Indeed, sometimes the greatest failures come not from what we do, but from what we don’t do.

I think of a team member who had lost someone dear. I had assumed she wanted space but what she wanted was presence. We didn’t show up. And she remembered.

I turn to Solomon expectantly. His answer: “That I built too much. The temple, yes.

But also other altars—for alliances, for convenience, for image.

“I told others how to live well. But I did not guard my own heart.”

And Saul?”

“That I held on too tightly,” he says. “Even when the role was no longer mine, I still wanted to be honoured. I could not let go.”

I recall a time I waited too long. A team member’s behaviour was quietly damaging morale. I delayed taking action, telling myself I was buying time when really, I was buying peace.

Eventually we acted, but months later, someone said, “I don’t think we’ve fully moved on from that,” and others agreed.

I had let a sore fester for too long. I should have circled back to explain, to close the loop for everyone who was affected.

Real leadership doesn’t avoid tension. It walks through it and returns to bring peace.

9

If you had one more year to lead, what would you do differently?

David says, “I would be more present. With the men. With my sons. With the Lord.”

He pauses. “I would sing more.”

Solomon says, “I would tear down the altars. Every last one.”

Saul says, “I would ask God what he truly wanted. And this time, I would listen.”

Then they turn to me.

I say, if I had one more year to lead, I would want to lay aside my competitive spirit, to stop comparing. I wouldn’t chase bigger milestones, add more strategy decks or stretch for one more title.

What if David’s greatest legacy wasn’t the throne, but the Psalms he left behind which are filled with his emotional honesty, his yearning for God?

He once wrote: “But I have calmed and quieted my soul, like a weaned child with its mother; like a weaned child is my soul within me.” (Psalm 131:2)

David had the kind of sacred rhythm I long for.

So I would build sacred rhythm into my everyday leadership.

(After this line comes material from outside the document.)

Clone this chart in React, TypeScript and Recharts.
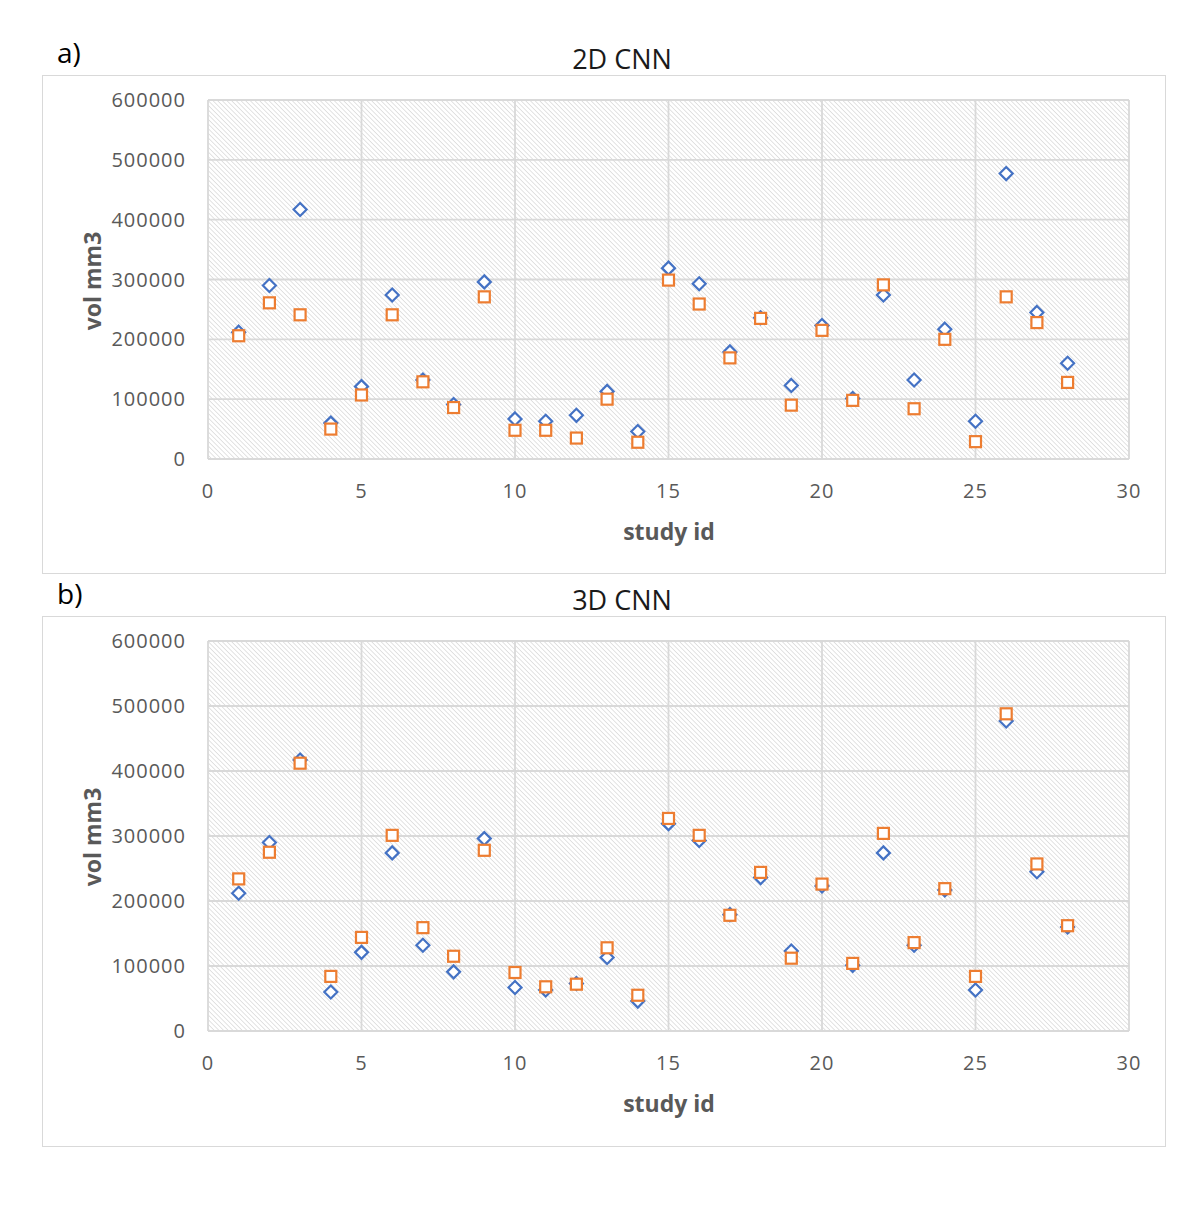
import React from "react";
import { ScatterChart, Scatter, XAxis, YAxis, CartesianGrid } from "recharts";

// study ids on the x axis
const studyIds = [
  1, 2, 3, 4, 5, 6, 7, 8, 9, 10, 11, 12, 13, 14, 15, 16, 17, 18, 19, 20, 21,
  22, 23, 24, 25, 26, 27, 28,
];

// reference volumes (blue diamonds), same in both panels
const referenceVol = [
  212000, 290000, 417000, 60000, 121000, 274000, 132000, 91000, 296000, 67000,
  63000, 73000, 113000, 46000, 319000, 293000, 179000, 236000, 123000, 223000,
  101000, 274000, 132000, 217000, 63000, 477000, 245000, 160000,
];

// predicted volumes (orange squares)
const cnn2dVol = [
  206000, 261000, 241000, 50000, 107000, 241000, 129000, 86000, 271000, 48000,
  48000, 35000, 100000, 28000, 299000, 259000, 169000, 235000, 90000, 215000,
  98000, 291000, 84000, 200000, 29000, 271000, 228000, 128000,
];

const cnn3dVol = [
  234000, 275000, 412000, 84000, 144000, 301000, 159000, 115000, 278000, 90000,
  68000, 72000, 128000, 55000, 327000, 301000, 178000, 244000, 112000, 226000,
  104000, 304000, 136000, 219000, 84000, 488000, 257000, 162000,
];

const xTicks = [0, 5, 10, 15, 20, 25, 30];
const yTicks = [0, 100000, 200000, 300000, 400000, 500000, 600000];

const FONT = '"Open Sans", "Noto Sans", sans-serif';
const GRID = "#d9d9d9";
const BLUE = "#4472C4";
const ORANGE = "#ED7D31";
const TEXT = "#595959";

const toPoints = (vals: number[]) =>
  studyIds.map((id, i) => ({ id, vol: vals[i] }));

const Diamond = (props: any) => {
  const { cx, cy } = props;
  if (cx == null || cy == null) return null;
  const r = 6.5;
  return (
    <polygon
      points={`${cx},${cy - r} ${cx + r},${cy} ${cx},${cy + r} ${cx - r},${cy}`}
      fill="#fff"
      stroke={BLUE}
      strokeWidth={2.2}
    />
  );
};

const Square = (props: any) => {
  const { cx, cy } = props;
  if (cx == null || cy == null) return null;
  const s = 11;
  return (
    <rect
      x={cx - s / 2}
      y={cy - s / 2}
      width={s}
      height={s}
      fill="#fff"
      stroke={ORANGE}
      strokeWidth={2.2}
    />
  );
};

interface PanelProps {
  id: string;
  letter: string;
  title: string;
  top: number; // page y of the box
  height: number;
  predicted: number[];
}

const Panel: React.FC<PanelProps> = ({ id, letter, title, top, height, predicted }) => {
  const width = 1124;
  const marginTop = 25;
  const marginBottom = height === 499 ? 115 : 116;
  const plotH = height - marginTop - marginBottom;
  const ref = toPoints(referenceVol);
  const pred = toPoints(predicted);

  return (
    <>
      <div
        style={{
          position: "absolute",
          left: 57 - 8,
          top: top - 8 - 43,
          fontFamily: FONT,
          fontSize: 28,
          color: "#000",
          lineHeight: "40px",
        }}
      >
        {letter}
      </div>
      <div
        style={{
          position: "absolute",
          left: 622 - 8,
          top: top - 8 - 17,
          transform: "translate(-50%, -50%)",
          fontFamily: FONT,
          fontSize: 27,
          color: "#1a1a1a",
          whiteSpace: "nowrap",
        }}
      >
        {title}
      </div>
      <div
        style={{
          position: "absolute",
          left: 42 - 8,
          top: top - 8,
          width,
          height,
          border: `1.5px solid ${GRID}`,
          boxSizing: "border-box",
          background: "#fff",
        }}
      >
        <div style={{ position: "absolute", left: -1.5, top: -1.5 }}>
          <ScatterChart
            width={width}
            height={height}
            margin={{ top: marginTop, right: 37, bottom: marginBottom - 60, left: 86 }}
          >
            <defs>
              <pattern
                id={id}
                width={3.3}
                height={3.3}
                patternUnits="userSpaceOnUse"
                patternTransform="rotate(-45)"
              >
                <rect width={3.3} height={3.3} fill="#fff" />
                <line x1={0} y1={0} x2={0} y2={3.3} stroke="#cdcdcd" strokeWidth={1.1} />
              </pattern>
            </defs>
            <CartesianGrid stroke={GRID} strokeWidth={1.8} fill={`url(#${id})`} fillOpacity={1} />
            <XAxis
              type="number"
              dataKey="id"
              domain={[0, 30]}
              ticks={xTicks}
              height={60}
              axisLine={false}
              tickLine={false}
              tickSize={0}
              tickMargin={25}
              tick={{ fill: TEXT, fontSize: 20, fontFamily: FONT, letterSpacing: 1 }}
            />
            <YAxis
              type="number"
              dataKey="vol"
              domain={[0, 600000]}
              ticks={yTicks}
              width={80}
              axisLine={false}
              tickLine={false}
              tickSize={0}
              tickMargin={22}
              tick={{ fill: TEXT, fontSize: 20, fontFamily: FONT, letterSpacing: 1 }}
            />
            <Scatter data={ref} shape={<Diamond />} isAnimationActive={false} />
            <Scatter data={pred} shape={<Square />} isAnimationActive={false} />
          </ScatterChart>
        </div>
        <div
          style={{
            position: "absolute",
            left: 90.7 - 42,
            top: marginTop + plotH / 2,
            transform: "translate(-50%, -50%) rotate(-90deg)",
            fontFamily: FONT,
            fontWeight: 700,
            fontSize: 23,
            color: TEXT,
            whiteSpace: "nowrap",
          }}
        >
          vol mm3
        </div>
        <div
          style={{
            position: "absolute",
            left: 668 - 42,
            top: marginTop + plotH + 71,
            transform: "translate(-50%, -50%)",
            fontFamily: FONT,
            fontWeight: 700,
            fontSize: 23,
            color: TEXT,
            whiteSpace: "nowrap",
          }}
        >
          study id
        </div>
      </div>
    </>
  );
};

export default function App() {
  return (
    <div style={{ position: "relative", width: 1180, height: 1194 }}>
      <Panel id="hatchA" letter="a)" title="2D CNN" top={75} height={499} predicted={cnn2dVol} />
      <Panel id="hatchB" letter="b)" title="3D CNN" top={616} height={531} predicted={cnn3dVol} />
    </div>
  );
}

Not just through devotions, but by talking through my calendar with God.

To say, “Lord, here is my day, this meeting, that request, this decision I keep postponing.” To name what the task requires, what my superiors expect, what the stakeholders want—and then to ask, “But Lord, what are you asking of me?”

I want to recognise my voice too. Sometimes the hardest part is knowing which desires are mine, and which is just noise.

Yes, there will still be times I will fail to listen, fail to discern, and even fail to obey. But like David, I want to return.

That is the sacred rhythm: to lead with awareness; to move with purpose; to live without comparison; and to come back, again and again, to the One who leads me still.

The final question

The world often asks us: Are you capable? Are you ambitious enough?

But God’s kingdom asks a different question: Are you aligned?

Saul had ability. Solomon had brilliance. But David—flawed, scarred, often uncertain—kept returning.

Even when he failed, he knew how to come home.

And maybe that is the kind of leadership God honours most: not leadership that never fails, but leadership that returns.

If I could choose my legacy, I want to be someone who feared God more than failure, who loved my Lord more than success, who followed him not because I needed the crown, but because I never wanted to forget the voice of my King.